··· Supplied data

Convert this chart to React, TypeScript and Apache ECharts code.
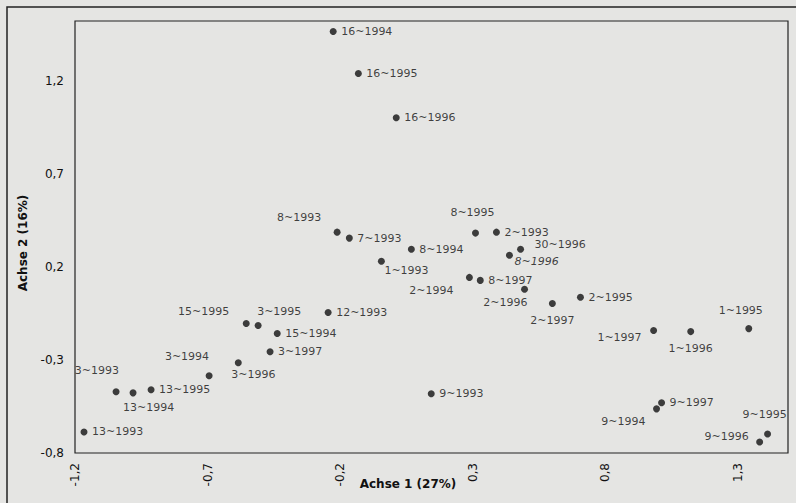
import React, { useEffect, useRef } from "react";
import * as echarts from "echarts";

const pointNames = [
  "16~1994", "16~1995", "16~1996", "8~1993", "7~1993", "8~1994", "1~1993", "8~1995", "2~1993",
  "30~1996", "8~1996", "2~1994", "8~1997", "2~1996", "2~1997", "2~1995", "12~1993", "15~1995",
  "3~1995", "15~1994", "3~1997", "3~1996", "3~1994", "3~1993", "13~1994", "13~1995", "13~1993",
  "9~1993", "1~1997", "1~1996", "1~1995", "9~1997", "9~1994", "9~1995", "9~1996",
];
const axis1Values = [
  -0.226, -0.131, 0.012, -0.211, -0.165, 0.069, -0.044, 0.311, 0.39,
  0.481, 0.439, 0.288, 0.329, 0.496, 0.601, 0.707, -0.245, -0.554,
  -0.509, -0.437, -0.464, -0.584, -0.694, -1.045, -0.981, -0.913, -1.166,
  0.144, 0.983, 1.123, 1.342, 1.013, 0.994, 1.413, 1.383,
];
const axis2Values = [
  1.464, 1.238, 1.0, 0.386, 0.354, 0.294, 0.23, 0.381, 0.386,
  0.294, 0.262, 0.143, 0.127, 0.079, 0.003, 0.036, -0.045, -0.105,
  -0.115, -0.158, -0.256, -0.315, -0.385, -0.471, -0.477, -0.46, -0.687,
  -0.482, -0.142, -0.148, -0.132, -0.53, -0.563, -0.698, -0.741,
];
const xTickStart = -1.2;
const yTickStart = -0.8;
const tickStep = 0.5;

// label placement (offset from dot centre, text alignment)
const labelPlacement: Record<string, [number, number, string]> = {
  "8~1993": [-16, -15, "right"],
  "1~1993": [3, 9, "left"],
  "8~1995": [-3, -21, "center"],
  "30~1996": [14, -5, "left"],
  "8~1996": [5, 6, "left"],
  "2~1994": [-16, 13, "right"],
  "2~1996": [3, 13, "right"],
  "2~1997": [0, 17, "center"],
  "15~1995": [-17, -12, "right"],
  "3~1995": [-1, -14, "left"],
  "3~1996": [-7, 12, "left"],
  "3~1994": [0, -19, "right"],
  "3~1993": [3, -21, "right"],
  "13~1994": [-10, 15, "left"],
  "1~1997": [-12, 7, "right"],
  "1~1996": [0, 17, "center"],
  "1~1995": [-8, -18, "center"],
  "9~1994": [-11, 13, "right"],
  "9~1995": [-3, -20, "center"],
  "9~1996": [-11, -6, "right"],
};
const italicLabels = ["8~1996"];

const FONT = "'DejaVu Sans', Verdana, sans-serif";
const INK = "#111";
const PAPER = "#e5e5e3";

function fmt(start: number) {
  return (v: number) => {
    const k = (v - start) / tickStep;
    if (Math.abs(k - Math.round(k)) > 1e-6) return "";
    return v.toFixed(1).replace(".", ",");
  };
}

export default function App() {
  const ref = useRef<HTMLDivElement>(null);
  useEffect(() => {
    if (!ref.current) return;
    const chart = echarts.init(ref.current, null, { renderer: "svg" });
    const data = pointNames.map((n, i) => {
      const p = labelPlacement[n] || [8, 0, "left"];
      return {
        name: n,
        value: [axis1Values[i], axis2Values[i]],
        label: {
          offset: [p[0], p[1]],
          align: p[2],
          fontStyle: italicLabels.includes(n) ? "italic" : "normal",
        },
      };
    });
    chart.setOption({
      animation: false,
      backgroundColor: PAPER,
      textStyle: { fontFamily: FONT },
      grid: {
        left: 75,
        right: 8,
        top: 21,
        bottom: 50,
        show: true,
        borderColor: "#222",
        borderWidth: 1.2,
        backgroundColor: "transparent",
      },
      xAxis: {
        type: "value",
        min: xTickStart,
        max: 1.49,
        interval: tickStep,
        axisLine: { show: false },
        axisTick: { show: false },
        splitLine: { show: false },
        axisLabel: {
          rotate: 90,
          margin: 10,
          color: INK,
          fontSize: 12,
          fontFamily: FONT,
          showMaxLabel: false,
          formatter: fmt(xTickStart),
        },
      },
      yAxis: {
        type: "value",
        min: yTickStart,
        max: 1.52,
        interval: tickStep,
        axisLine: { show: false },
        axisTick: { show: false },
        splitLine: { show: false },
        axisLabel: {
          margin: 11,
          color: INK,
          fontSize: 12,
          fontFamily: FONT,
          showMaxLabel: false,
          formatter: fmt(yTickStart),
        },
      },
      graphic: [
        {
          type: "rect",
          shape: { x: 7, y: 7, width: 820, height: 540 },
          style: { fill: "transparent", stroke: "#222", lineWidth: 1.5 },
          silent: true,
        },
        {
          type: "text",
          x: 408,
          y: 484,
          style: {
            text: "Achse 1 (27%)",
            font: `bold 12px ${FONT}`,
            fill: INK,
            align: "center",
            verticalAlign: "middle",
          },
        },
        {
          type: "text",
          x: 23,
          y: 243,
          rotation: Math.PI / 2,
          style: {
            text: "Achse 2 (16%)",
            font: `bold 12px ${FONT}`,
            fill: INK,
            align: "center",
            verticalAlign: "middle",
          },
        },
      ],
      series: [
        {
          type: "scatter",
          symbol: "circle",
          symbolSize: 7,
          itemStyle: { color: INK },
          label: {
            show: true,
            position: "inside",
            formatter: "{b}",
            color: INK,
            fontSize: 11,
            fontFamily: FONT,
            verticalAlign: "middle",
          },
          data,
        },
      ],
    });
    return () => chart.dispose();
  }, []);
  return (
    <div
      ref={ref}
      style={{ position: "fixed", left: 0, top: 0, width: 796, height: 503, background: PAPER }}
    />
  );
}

······

** Work to do **
Omit every picture while copying the listing above exactly.

** Solution below **
Convert this chart to React, TypeScript and Apache ECharts code.
import React, { useEffect, useRef } from "react";
import * as echarts from "echarts";

const pointNames = [
  "16~1994", "16~1995", "16~1996", "8~1993", "7~1993", "8~1994", "1~1993", "8~1995", "2~1993",
  "30~1996", "8~1996", "2~1994", "8~1997", "2~1996", "2~1997", "2~1995", "12~1993", "15~1995",
  "3~1995", "15~1994", "3~1997", "3~1996", "3~1994", "3~1993", "13~1994", "13~1995", "13~1993",
  "9~1993", "1~1997", "1~1996", "1~1995", "9~1997", "9~1994", "9~1995", "9~1996",
];
const axis1Values = [
  -0.226, -0.131, 0.012, -0.211, -0.165, 0.069, -0.044, 0.311, 0.39,
  0.481, 0.439, 0.288, 0.329, 0.496, 0.601, 0.707, -0.245, -0.554,
  -0.509, -0.437, -0.464, -0.584, -0.694, -1.045, -0.981, -0.913, -1.166,
  0.144, 0.983, 1.123, 1.342, 1.013, 0.994, 1.413, 1.383,
];
const axis2Values = [
  1.464, 1.238, 1.0, 0.386, 0.354, 0.294, 0.23, 0.381, 0.386,
  0.294, 0.262, 0.143, 0.127, 0.079, 0.003, 0.036, -0.045, -0.105,
  -0.115, -0.158, -0.256, -0.315, -0.385, -0.471, -0.477, -0.46, -0.687,
  -0.482, -0.142, -0.148, -0.132, -0.53, -0.563, -0.698, -0.741,
];
const xTickStart = -1.2;
const yTickStart = -0.8;
const tickStep = 0.5;

// label placement (offset from dot centre, text alignment)
const labelPlacement: Record<string, [number, number, string]> = {
  "8~1993": [-16, -15, "right"],
  "1~1993": [3, 9, "left"],
  "8~1995": [-3, -21, "center"],
  "30~1996": [14, -5, "left"],
  "8~1996": [5, 6, "left"],
  "2~1994": [-16, 13, "right"],
  "2~1996": [3, 13, "right"],
  "2~1997": [0, 17, "center"],
  "15~1995": [-17, -12, "right"],
  "3~1995": [-1, -14, "left"],
  "3~1996": [-7, 12, "left"],
  "3~1994": [0, -19, "right"],
  "3~1993": [3, -21, "right"],
  "13~1994": [-10, 15, "left"],
  "1~1997": [-12, 7, "right"],
  "1~1996": [0, 17, "center"],
  "1~1995": [-8, -18, "center"],
  "9~1994": [-11, 13, "right"],
  "9~1995": [-3, -20, "center"],
  "9~1996": [-11, -6, "right"],
};
const italicLabels = ["8~1996"];

const FONT = "'DejaVu Sans', Verdana, sans-serif";
const INK = "#111";
const PAPER = "#e5e5e3";

function fmt(start: number) {
  return (v: number) => {
    const k = (v - start) / tickStep;
    if (Math.abs(k - Math.round(k)) > 1e-6) return "";
    return v.toFixed(1).replace(".", ",");
  };
}

export default function App() {
  const ref = useRef<HTMLDivElement>(null);
  useEffect(() => {
    if (!ref.current) return;
    const chart = echarts.init(ref.current, null, { renderer: "svg" });
    const data = pointNames.map((n, i) => {
      const p = labelPlacement[n] || [8, 0, "left"];
      return {
        name: n,
        value: [axis1Values[i], axis2Values[i]],
        label: {
          offset: [p[0], p[1]],
          align: p[2],
          fontStyle: italicLabels.includes(n) ? "italic" : "normal",
        },
      };
    });
    chart.setOption({
      animation: false,
      backgroundColor: PAPER,
      textStyle: { fontFamily: FONT },
      grid: {
        left: 75,
        right: 8,
        top: 21,
        bottom: 50,
        show: true,
        borderColor: "#222",
        borderWidth: 1.2,
        backgroundColor: "transparent",
      },
      xAxis: {
        type: "value",
        min: xTickStart,
        max: 1.49,
        interval: tickStep,
        axisLine: { show: false },
        axisTick: { show: false },
        splitLine: { show: false },
        axisLabel: {
          rotate: 90,
          margin: 10,
          color: INK,
          fontSize: 12,
          fontFamily: FONT,
          showMaxLabel: false,
          formatter: fmt(xTickStart),
        },
      },
      yAxis: {
        type: "value",
        min: yTickStart,
        max: 1.52,
        interval: tickStep,
        axisLine: { show: false },
        axisTick: { show: false },
        splitLine: { show: false },
        axisLabel: {
          margin: 11,
          color: INK,
          fontSize: 12,
          fontFamily: FONT,
          showMaxLabel: false,
          formatter: fmt(yTickStart),
        },
      },
      graphic: [
        {
          type: "rect",
          shape: { x: 7, y: 7, width: 820, height: 540 },
          style: { fill: "transparent", stroke: "#222", lineWidth: 1.5 },
          silent: true,
        },
        {
          type: "text",
          x: 408,
          y: 484,
          style: {
            text: "Achse 1 (27%)",
            font: `bold 12px ${FONT}`,
            fill: INK,
            align: "center",
            verticalAlign: "middle",
          },
        },
        {
          type: "text",
          x: 23,
          y: 243,
          rotation: Math.PI / 2,
          style: {
            text: "Achse 2 (16%)",
            font: `bold 12px ${FONT}`,
            fill: INK,
            align: "center",
            verticalAlign: "middle",
          },
        },
      ],
      series: [
        {
          type: "scatter",
          symbol: "circle",
          symbolSize: 7,
          itemStyle: { color: INK },
          label: {
            show: true,
            position: "inside",
            formatter: "{b}",
            color: INK,
            fontSize: 11,
            fontFamily: FONT,
            verticalAlign: "middle",
          },
          data,
        },
      ],
    });
    return () => chart.dispose();
  }, []);
  return (
    <div
      ref={ref}
      style={{ position: "fixed", left: 0, top: 0, width: 796, height: 503, background: PAPER }}
    />
  );
}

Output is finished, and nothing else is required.